Extremums on HP 42S

[lrdheat]

The equation sqrt(ABS(x^3 +2*x +4)) produces extremums where I expect at x~-2.59 and x~0, but does not find the extremum at x~-1.33. Anyone know why?

LBL “FX”
ENTER
ENTER
ENTER
3
Y^X
X<>Y
X^2
2
*
+
4
+
RTN
END

[rprosperi]

Presuming you are using SOLVE (you don't say what you are using, or how, so we can only guess) you need to provide 2 initial guesses which straddle the desired root. What guesses are you providing and what results to they lead to?

[Thomas Okken]

Keep in mind that SOLVE was designed to find roots, not extrema. It will report extrema if it gets stuck on them, but there is no guarantee it will find any, regardless of what starting guesses you provide.

If you are specifically looking for extrema, you should use SOLVE to find roots of the derivative.

[lrdheat]

I used the solve protocol, adding MVAR X, RCL X to the routine. Tried -1.35, -1.31 as the bound, and it finds the extremum at X~0.

[Pekis]

Hello,

Is it this function ? If it's the case, I don't understand your values ...

[Sylvain Cote]

(12-24-2021 09:13 AM)Pekis Wrote:  Is it this function ?

The formula is: \( \mathsf{y} = x^3 + 2(x^2) + 4 \)

[Albert Chan]

I think the function is y = sqrt(abs(x^3+2*x^2+4))

(x^3+2*x^2+4)' = 3*x^2 + 4*x = 3*x*(x+4/3)

To understand why extremum -4/3 is misssed, we need to understand how Secant method work.

Assuming plot is above x-axis:

From (x1,y1),(x2,y2), secant line locate the root at the x-axis, go up, to get y3.
Then, it uses (x2,y2),(x3,y3) to locate x4, go up, to get y4 ...

Extremum that shaped like a \(\bigcup\) may be located.
Extremum that shaped like \(\bigcap\) will not (new x's will move away from it)

[lrdheat]

Thanks! My equation did use 2*X^2, sorry for my typing. This is neat in that it demonstrates why this particular integration approach may not find all extremums! There is no perfect numerical approach to integration approximations, but some amazingly good ones!

[toml_12953]

(12-24-2021 09:13 AM)Pekis Wrote:  Hello,

Is it this function ? If it's the case, I don't understand your values ...

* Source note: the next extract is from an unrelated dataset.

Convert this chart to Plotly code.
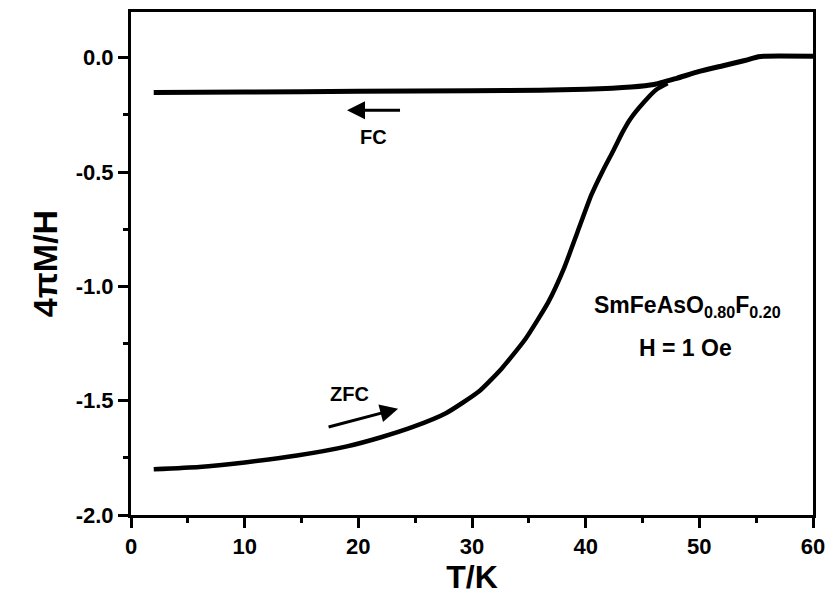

I wondered that, too. There's only one extremum AFAICS: -1.18 or so as your graph shows.

[C.Ret]

In the case the investigated function is \( f(x)=\sqrt{\left| x^3+2x^2+4 \right|} \), the extremums can be found solving \( \frac{\partial f(x)}{\partial x}=0 \) equation.

The only problem here is that \( f(x) \) isn't continuous all over the interval and the derivative function \( \frac{\partial f(x)}{\partial x} \) is not definite at the point \( x_d \) where \( x_d^3+2x_d^2+4=0 \) . Numerically, \( x_d\approx-2.5943 \).

This point is indicated by a cross on the following screen capture.

   

At the discontinuity point \( x_d \), the extremums or root can't be determinate using method based on function continuity.

This explain why the algorithm of the SOLVE instruction of the HP-42S (or related clone or simulators) can only be used inefficiently in vicinity of the discontinuity.

Numerically, if the investigated function is \( f(x)=\sqrt{\left| x^3+2x^2+4 \right|} \); one may determine three extremums :

• discontinued root at \( x_d\approx-2.5943 \) where \( f(x_d)=0 \)
• intermediate extremum at \( x_b=-\frac{4}{3} \) where \( f(x_b) = \frac{2.\sqrt{105}}{9}\approx2.2771 \)
• last extremum on y-axis at \( x_0=0 \) where \( f(x_0)=2 \)

[lrdheat]

What I find interesting is that the HP 42S does find the zero at ~-2.59!